Our ‘social contract’ promises workers a fixed wage independent of the health of their company, while the company chooses the employment level. That stabilizes the money income of whomever is hired, but only at the considerable cost of loading unemployment on low-seniority workers and inflation on everybody—a socially inferior risk-sharing arrangement that both diminishes and makes more variable the real income of the working class as a whole.


He proposes replacing steady wages with a profit-sharing scheme, which trades a predictable income for full employment,a public good with positive externalities for all of society. I’m not sure that his policy prescription fits contemporary conditions though, which seem to be dissolving firms into smaller units and making more and more employees free agents, who will increasingly have to try to piece together what income they can from various sources; profit sharing seems more likely to take the form of subcontracting from a vast pool of underemployed labor.


And Jon Elster’s essay, “Self-Realization in Work and Politics,” makes some interesting distinctions with regard to the sorts of activities that lead to “self-realization”—which he defines as a “state that is essentially a by-product” of other practices but is in fact primary to our experience of the “good life.” Market incentives don’t necessarily point us to these behaviors, and consumerism often operates on a logic that positively thwarts them. Consumerism presupposes that satisfaction can be purchased, and that we know what we want going into an exchange. But often what we want is this by-product state, the experience of absorption in a task, of doing meaningful work, of surmounting challenges, of losing our self-consciousness. Consumption generally offers convenience, not challenges; opportunities for self-display, not self-forgetting; superficial novelty, not absorption.
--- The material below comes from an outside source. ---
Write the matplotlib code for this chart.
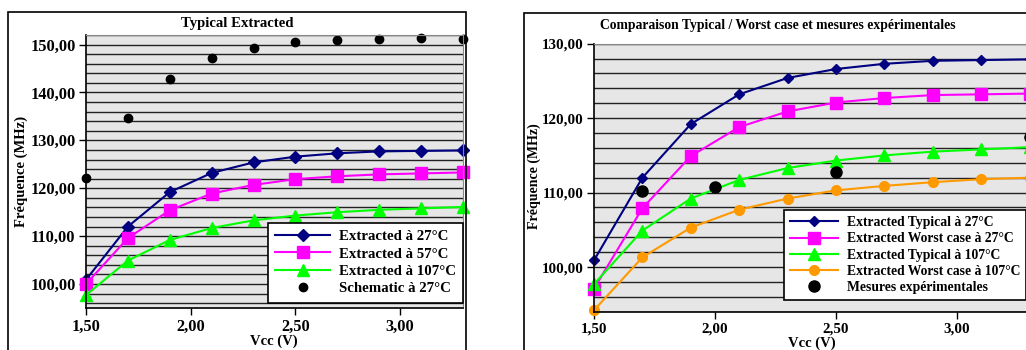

I don’t think consumption becoming a form of production and hipsterism becoming a job function helps mitigate this any; it seems to worsen it. Drawing on Tocqueville, Elster makes the point that “with rapid technical change, the careful attention to detail that characterizes most forms of self-realization is pointless; conversely, pride in craftsmanship may block innovation.” Self-realization is not necessarily something that can be made efficient, the way consumerism can be. And what we are incentivized to do economically in capitalism is not necessarily a reflection of what we want or what will be best for us.